Question

Two blocks (m1 40 kg, m2 30 kg) are connected by a compressed spring, and are initially at rest. The spring breaks and the two objects fly apart from one another. If the speed of the first block is 15 m/s, what is the speed of the second block?
A. 15.0 m/s
B. 11.3 m/s
C.20.0 m/s
D.Cannot be determined

Answer 1

To develop this problem it is necessary to apply the equations related to the conservation of the moment, for which it is necessary that the velocities and the mass in an initial state must be equal to the mass and the velocity at the end point. Mathematically this can be described as

$m_1u_1+m_2u_2 = m_1v_1+m_2v_2$

$m_1$ = Mass of object 1

$m_2$ = Mass of the object 2

$u_{1,2}$= Initital velocity of object 1 and 2

$v_{1,2}$ = Final velocity of object 1 and 2

Our values are given as,

$m_1 = 40kg$

$m_2 = 30kg$

There is not initial velocity, i.e, they are initially at rest.

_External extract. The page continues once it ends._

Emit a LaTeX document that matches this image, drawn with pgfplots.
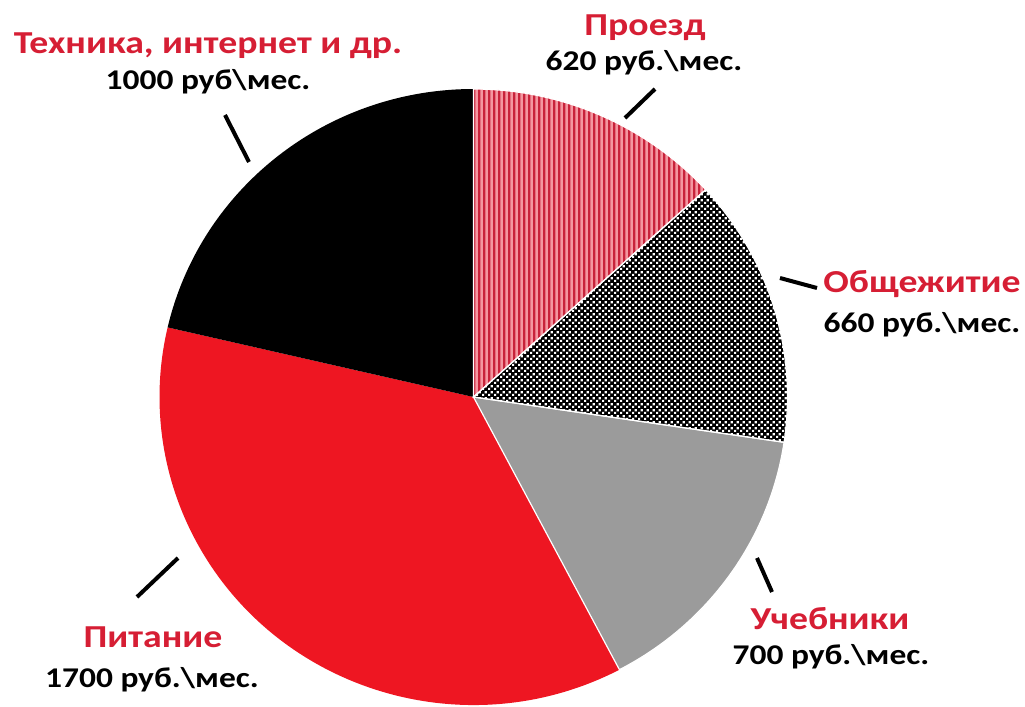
\documentclass[border=0pt]{standalone}
\usepackage{pgfplots}
\pgfplotsset{compat=1.18}
\usepackage{pgfplotstable}
\usepackage{fontspec}
\setmainfont{Carlito}
\usetikzlibrary{patterns}
\definecolor{lblred}{RGB}{214,30,52}
\definecolor{pinkbg}{RGB}{244,150,160}
\definecolor{stripered}{RGB}{200,34,58}
\definecolor{pitred}{RGB}{238,22,34}
\definecolor{uchgray}{RGB}{155,155,155}
\pgfdeclarepatternformonly{stripes}{\pgfqpoint{0pt}{0pt}}{\pgfqpoint{2.6pt}{320pt}}{\pgfqpoint{2.6pt}{320pt}}{\pgfpathrectangle{\pgfqpoint{0pt}{0pt}}{\pgfqpoint{1.3pt}{320pt}}\pgfusepath{fill}}
\pgfdeclarepatternformonly{checks}{\pgfpointorigin}{\pgfqpoint{2.8pt}{2.8pt}}{\pgfqpoint{2.8pt}{2.8pt}}{\pgfpathrectangle{\pgfpointorigin}{\pgfqpoint{1.15pt}{1.15pt}}\pgfpathrectangle{\pgfqpoint{1.4pt}{1.4pt}}{\pgfqpoint{1.15pt}{1.15pt}}\pgfusepath{fill}}

\pgfplotstableread{
label value
Proezd 620
Obshch 660
Uchebn 700
Pitan 1700
Tekhn 1000
}\piedata

\pgfplotstablegetelem{0}{value}\of\piedata \let\vA\pgfplotsretval
\pgfplotstablegetelem{1}{value}\of\piedata \let\vB\pgfplotsretval
\pgfplotstablegetelem{2}{value}\of\piedata \let\vC\pgfplotsretval
\pgfplotstablegetelem{3}{value}\of\piedata \let\vD\pgfplotsretval
\pgfplotstablegetelem{4}{value}\of\piedata \let\vE\pgfplotsretval
\pgfmathsetmacro{\vT}{\vA+\vB+\vC+\vD+\vE}
\pgfmathsetmacro{\aA}{90}
\pgfmathsetmacro{\aB}{\aA-\vA/\vT*360}
\pgfmathsetmacro{\aC}{\aB-\vB/\vT*360}
\pgfmathsetmacro{\aD}{\aC-\vC/\vT*360}
\pgfmathsetmacro{\aE}{\aD-\vD/\vT*360}
\pgfmathsetmacro{\aF}{\aE-\vE/\vT*360}

\newcommand{\sector}[3]{%
  \path[#1] (axis cs:473.5,397) -- ++(#2:157pt and 154pt)
    arc[start angle=#2, end angle=#3, x radius=157pt, y radius=154pt] -- cycle;}

\begin{document}
\begin{tikzpicture}
\begin{axis}[hide axis, scale only axis, width=512.5pt, height=353.5pt,
  xmin=0, xmax=1025, ymin=0, ymax=707, y dir=reverse, clip=false]
\sector{fill=pinkbg}{\aA}{\aB}
\sector{pattern=stripes, pattern color=stripered}{\aA}{\aB}
\sector{fill=black}{\aB}{\aC}
\sector{pattern=checks, pattern color=white}{\aB}{\aC}
\sector{fill=uchgray}{\aC}{\aD}
\sector{fill=pitred}{\aD}{\aE}
\sector{fill=black}{\aE}{\aF}
\sector{draw=white, line width=0.6pt}{\aA}{\aB}
\sector{draw=white, line width=0.6pt}{\aB}{\aC}
\sector{draw=white, line width=0.6pt}{\aC}{\aD}

\tikzset{ttl/.style={font=\bfseries\fontsize{16}{18}\selectfont, text=lblred, inner sep=0pt, xscale=1.18},
         val/.style={font=\bfseries\fontsize{14.3}{16}\selectfont, text=black, inner sep=0pt, xscale=1.17}}
\node[ttl] at (axis cs:645,28) {Проезд};
\node[val] at (axis cs:644,63) {620 руб.\textbackslash мес.};
\node[ttl] at (axis cs:208,46) {Техника, интернет и др.};
\node[val] at (axis cs:208,82) {1000 руб\textbackslash мес.};
\node[ttl] at (axis cs:922,284) {Общежитие};
\node[val] at (axis cs:922,325) {660 руб.\textbackslash мес.};
\node[ttl] at (axis cs:830,619) {Учебники};
\node[val] at (axis cs:831,657) {700 руб.\textbackslash мес.};
\node[ttl] at (axis cs:153,637) {Питание};
\node[val] at (axis cs:152,680) {1700 руб.\textbackslash мес.};

\draw[line width=2pt] (axis cs:625,118) -- (axis cs:655,89);
\draw[line width=2pt] (axis cs:225,115) -- (axis cs:249,162);
\draw[line width=2pt] (axis cs:780,278) -- (axis cs:817,288);
\draw[line width=2pt] (axis cs:757,558) -- (axis cs:772,592);
\draw[line width=2pt] (axis cs:137,597) -- (axis cs:178,558);
\end{axis}
\pgfresetboundingbox
\useasboundingbox (current axis.south west) rectangle (current axis.north east);
\end{tikzpicture}
\end{document}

We have the final velocity of the first object

$v_1 = 15m/s$

Replacing we have:

$m_1u_1+m_2u_2 = m_1v_1+m_2v_2$

$40*0+40*0=40*15+30*(v_2)$

$v_2=-20 m/s$

Therefore, the speed of the second block will be -20m / s or 20m / s if our vector reference system becomes positive for that direction. The correct answer is C.